Cartas a uma jovem bicha – dos chutes, dos socos, dos espancamentos

Essa melodia não acaba
Quando eu resolver parar
De cantar


Pois se gritam contigo, se te chamam de bichinha, de boiola, de viado, vire todo o corpo para o agressor e, num movimento como de onda, empine a bunda, encolha a barriga, estufe o peito, levante a cabeça e jorre na sua cara: “bichinha, não. BICHONA!”.

E se te derem um tapa, tire uma das 12 navalhas que aprendeste a guardar embaixo da tua língua e dispare-as, sempre com essa tua maestria em fazê-las voar sem a ninguém machucar, mas a todos assustar.

E se te derem um soco, arranque teu cinto feito de correntes com um cadeado na ponta, gire-o no ar produzindo aquele som de terror do ferro cortando o ar, gire-o até a tontura e enrosque-o em torno do pescoço do seu agressor. Aperte-o até fazer quase desaparecer sua voz, até quase tirar-lhe a arma que dispara violências, mas não até o fim.
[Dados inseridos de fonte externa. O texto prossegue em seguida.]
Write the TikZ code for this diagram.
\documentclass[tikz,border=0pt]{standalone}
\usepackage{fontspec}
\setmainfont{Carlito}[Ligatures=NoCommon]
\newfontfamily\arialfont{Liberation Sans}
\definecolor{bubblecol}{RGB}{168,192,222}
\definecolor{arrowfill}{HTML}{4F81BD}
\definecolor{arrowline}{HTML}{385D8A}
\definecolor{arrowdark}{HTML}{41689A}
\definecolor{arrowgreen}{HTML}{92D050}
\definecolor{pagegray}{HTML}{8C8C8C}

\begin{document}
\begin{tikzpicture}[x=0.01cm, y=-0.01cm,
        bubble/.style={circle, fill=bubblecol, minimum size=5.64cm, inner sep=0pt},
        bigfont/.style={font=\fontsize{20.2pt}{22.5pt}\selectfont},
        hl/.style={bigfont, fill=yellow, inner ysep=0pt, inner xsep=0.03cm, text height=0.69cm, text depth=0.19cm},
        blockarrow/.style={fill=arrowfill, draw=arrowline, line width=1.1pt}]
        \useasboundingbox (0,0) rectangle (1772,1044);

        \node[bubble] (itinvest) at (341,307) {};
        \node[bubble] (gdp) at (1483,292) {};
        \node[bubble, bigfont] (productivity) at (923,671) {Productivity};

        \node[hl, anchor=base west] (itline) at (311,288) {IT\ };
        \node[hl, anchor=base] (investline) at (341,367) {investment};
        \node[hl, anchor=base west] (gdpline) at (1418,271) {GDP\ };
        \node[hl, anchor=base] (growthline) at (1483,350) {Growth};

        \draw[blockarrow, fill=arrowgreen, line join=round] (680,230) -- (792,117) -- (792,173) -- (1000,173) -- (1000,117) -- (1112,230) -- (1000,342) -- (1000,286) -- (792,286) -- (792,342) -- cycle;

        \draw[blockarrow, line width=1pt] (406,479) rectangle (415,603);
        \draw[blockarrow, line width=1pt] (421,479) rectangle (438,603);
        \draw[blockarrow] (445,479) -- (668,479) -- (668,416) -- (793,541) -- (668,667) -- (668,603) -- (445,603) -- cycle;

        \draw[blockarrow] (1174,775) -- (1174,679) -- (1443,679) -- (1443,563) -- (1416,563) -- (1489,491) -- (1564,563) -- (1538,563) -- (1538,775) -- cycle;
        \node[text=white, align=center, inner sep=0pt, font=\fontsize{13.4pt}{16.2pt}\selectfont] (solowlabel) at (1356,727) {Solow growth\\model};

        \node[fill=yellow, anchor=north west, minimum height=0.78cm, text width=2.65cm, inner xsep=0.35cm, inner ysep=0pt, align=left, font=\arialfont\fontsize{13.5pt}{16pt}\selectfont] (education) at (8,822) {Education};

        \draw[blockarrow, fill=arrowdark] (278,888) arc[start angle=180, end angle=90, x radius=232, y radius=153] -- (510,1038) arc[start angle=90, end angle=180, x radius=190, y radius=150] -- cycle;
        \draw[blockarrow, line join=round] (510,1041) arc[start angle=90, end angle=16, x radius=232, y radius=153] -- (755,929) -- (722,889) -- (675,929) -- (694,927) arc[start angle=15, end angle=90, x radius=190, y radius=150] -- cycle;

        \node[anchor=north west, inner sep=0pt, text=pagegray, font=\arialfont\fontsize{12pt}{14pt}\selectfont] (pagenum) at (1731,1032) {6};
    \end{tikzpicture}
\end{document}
Deixe ainda um fiapo de voz para que ele diga: “desculpe-me, sinceramente”.

E se te espancarem, se te chutarem o saco e o estômago, se pularem sobre teu crânio, se te quebrarem os braços e arrancarem os dentes, se te costurarem o cu, se te jogarem óleo fervendo, recupere-se. Cuide-se, trate-se, mas recupere-se. Não morra antes de voltar e provar que o corpo pode ser torturado, que o corpo pode ser produzido na dor, que o corpo pode transformar-se na dor. Recupere-se, volte. Recupere-se do espancamento com carinho pelo seu corpo, pela sua matéria, e volte vestido de lantejoulas, miçangas e canutilhos bordados numa segunda pele.
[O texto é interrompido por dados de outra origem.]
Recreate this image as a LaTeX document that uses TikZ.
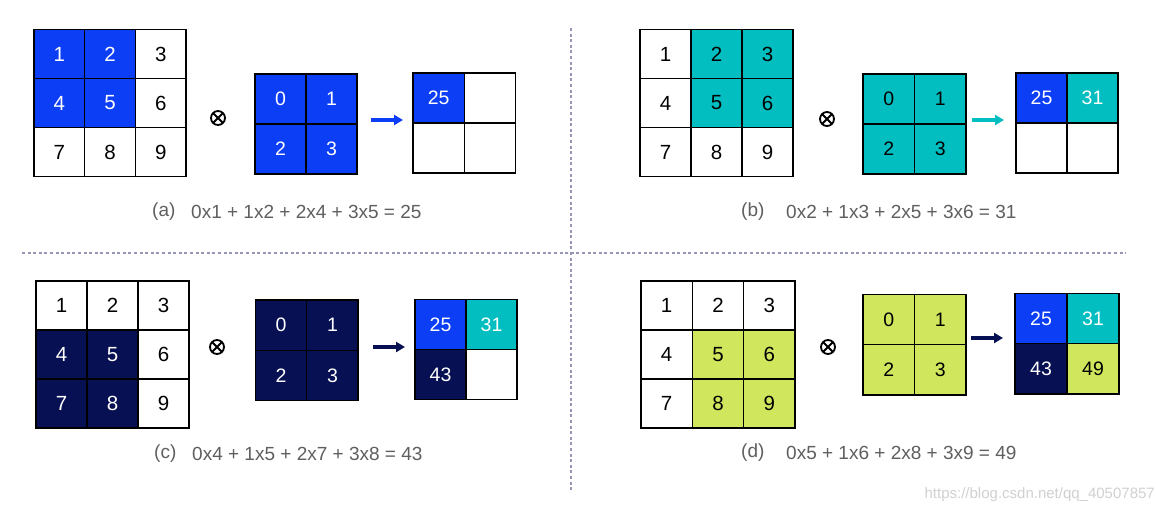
\documentclass[tikz,border=0pt]{standalone}
\usepackage{fontspec}
\setmainfont{Liberation Sans}
\usetikzlibrary{arrows.meta}
\definecolor{cblue}{RGB}{12,62,245}
\definecolor{cteal}{RGB}{2,190,192}
\definecolor{cnavy}{RGB}{6,16,82}
\definecolor{clime}{RGB}{208,230,92}
\definecolor{sepcol}{RGB}{150,150,185}
\definecolor{capcol}{RGB}{95,95,95}
\tikzset{
  cellbase/.style={draw=black, line width=1.3pt, inner sep=0pt},
  bigtxt/.style={font=\fontsize{20.5}{22}\selectfont},
  smalltxt/.style={font=\fontsize{19.5}{22}\selectfont},
  cw/.style={fill=white, text=black},
  cb/.style={fill=cblue, text=white},
  ct/.style={fill=cteal, text=black},
  ctw/.style={fill=cteal, text=white},
  cn/.style={fill=cnavy, text=white},
  cl/.style={fill=clime, text=black},
  otimesnode/.style={circle, draw=black, line width=1.8pt, minimum size=14pt, inner sep=0pt,
    path picture={\draw[line width=1.8pt]
      (path picture bounding box.north west) -- (path picture bounding box.south east)
      (path picture bounding box.north east) -- (path picture bounding box.south west);}},
  flow/.style={line width=3.2pt, -{Triangle[length=9pt,width=10pt]}},
  sep/.style={sepcol, line width=1.8pt, dash pattern=on 3pt off 2.6pt},
  caplabel/.style={anchor=west, inner sep=0pt, text=capcol, font=\fontsize{19}{22}\selectfont},
  wmark/.style={anchor=east, inner sep=0pt, text=black!18, font=\fontsize{15}{18}\selectfont}
}
% #1 prefix, #2 x0, #3 y0, #4 columns, #5 cell width, #6 cell height, #7 text size style, #8 list text/style
\newcommand{\gridcells}[8]{%
  \foreach \t/\s [count=\i from 0] in {#8} {
    \pgfmathtruncatemacro\gc{mod(\i,#4)}
    \pgfmathtruncatemacro\gr{div(\i,#4)}
    \node[cellbase, #7, \s, minimum width=#5pt, minimum height=#6pt]
      (#1-\i) at ({#2+(\gc+0.5)*#5},{#3+(\gr+0.5)*#6}) {\t};
  }}
\begin{document}
\begin{tikzpicture}[x=1pt,y=-1pt]
\useasboundingbox (0,0) rectangle (1156,504);
\fill[white] (0,0) rectangle (1156,504);

% separators
\coordinate (hl) at (22,253);
\coordinate (hr) at (1126,253);
\coordinate (vt) at (571,28);
\coordinate (vb) at (571,490);
\draw[sep] (hl) -- (hr);
\draw[sep] (vt) -- (vb);

% ---------- (a) ----------
\gridcells{ag}{34}{29.5}{3}{50.7}{49}{bigtxt}{1/cb,2/cb,3/cw,4/cb,5/cb,6/cw,7/cw,8/cw,9/cw}
\gridcells{ak}{255}{74}{2}{51}{50}{smalltxt}{0/cb,1/cb,2/cb,3/cb}
\gridcells{ao}{413}{73}{2}{51.3}{50}{smalltxt}{25/cb,/cw,/cw,/cw}
\node[otimesnode] (ax) at (218,118) {};
\coordinate (aa1) at (371,120);
\coordinate (aa2) at (403,120);
\draw[flow, cblue] (aa1) -- (aa2);
\node[caplabel] (acap) at (152,212) {(a)};
\node[caplabel] (aeq) at (191,212) {0x1 + 1x2 + 2x4 + 3x5 = 25};

% ---------- (b) ----------
\gridcells{bg}{640}{29.5}{3}{51}{49}{bigtxt}{1/cw,2/ct,3/ct,4/cw,5/ct,6/ct,7/cw,8/cw,9/cw}
\gridcells{bk}{863}{74}{2}{51.5}{50}{smalltxt}{0/ct,1/ct,2/ct,3/ct}
\gridcells{bo}{1016}{73}{2}{51}{50}{smalltxt}{25/cb,31/ctw,/cw,/cw}
\node[otimesnode] (bx) at (827,119) {};
\coordinate (ba1) at (972,120);
\coordinate (ba2) at (1004,120);
\draw[flow, cteal] (ba1) -- (ba2);
\node[caplabel] (bcap) at (741,212) {(b)};
\node[caplabel] (beq) at (786,212) {0x2 + 1x3 + 2x5 + 3x6 = 31};

% ---------- (c) ----------
\gridcells{cg}{36}{281}{3}{51}{49}{bigtxt}{1/cw,2/cw,3/cw,4/cn,5/cn,6/cw,7/cn,8/cn,9/cw}
\gridcells{ck}{255.5}{300}{2}{51.3}{50.3}{smalltxt}{0/cn,1/cn,2/cn,3/cn}
\gridcells{co}{415}{299.5}{2}{51}{50}{smalltxt}{25/cb,31/ctw,43/cn,/cw}
\node[otimesnode] (cx) at (217,347) {};
\coordinate (ca1) at (373,347);
\coordinate (ca2) at (405,347);
\draw[flow, cnavy] (ca1) -- (ca2);
\node[caplabel] (ccap) at (154,454) {(c)};
\node[caplabel] (ceq) at (192,454) {0x4 + 1x5 + 2x7 + 3x8 = 43};

% ---------- (d) ----------
\gridcells{dg}{641}{281}{3}{51.3}{49}{bigtxt}{1/cw,2/cw,3/cw,4/cw,5/cl,6/cl,7/cw,8/cl,9/cl}
\gridcells{dk}{863}{294.5}{2}{51.5}{50.3}{smalltxt}{0/cl,1/cl,2/cl,3/cl}
\gridcells{do}{1015}{293.5}{2}{52}{50.3}{smalltxt}{25/cb,31/ctw,43/cn,49/cl}
\node[otimesnode] (dx) at (828,347) {};
\coordinate (da1) at (971,338);
\coordinate (da2) at (1003,338);
\draw[flow, cnavy] (da1) -- (da2);
\node[caplabel] (dcap) at (741,453) {(d)};
\node[caplabel] (deq) at (786,453) {0x5 + 1x6 + 2x8 + 3x9 = 49};

% watermark
\node[wmark] (wm) at (1155,495) {https://blog.csdn.net/qq\_40507857};
\end{tikzpicture}
\end{document}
E se te matarem, não pense que foi aí que tudo se acabou. Porque nós todos vamos continuar a andar por aí, com calças justas e enfiadas na bunda, vamos continuar e ir e vir, beijar e dançar, músicas com brilhos e luzes. E se nos endereçarem palavras de censura ou reprovação, cuspiremos, escarraremos na cara desses. Para provar que não é com a morte que vão te fazer ficar em silêncio. Não é só teu corpo que fala; é tua história, é tua trajetória, são as memórias que tu construíste entre nós que vão se espalhar como vírus (como aquele nosso vírus amigo) e que vão dar consistência para a revanche. O teu rastro ficará conosco, nos servirá de norte.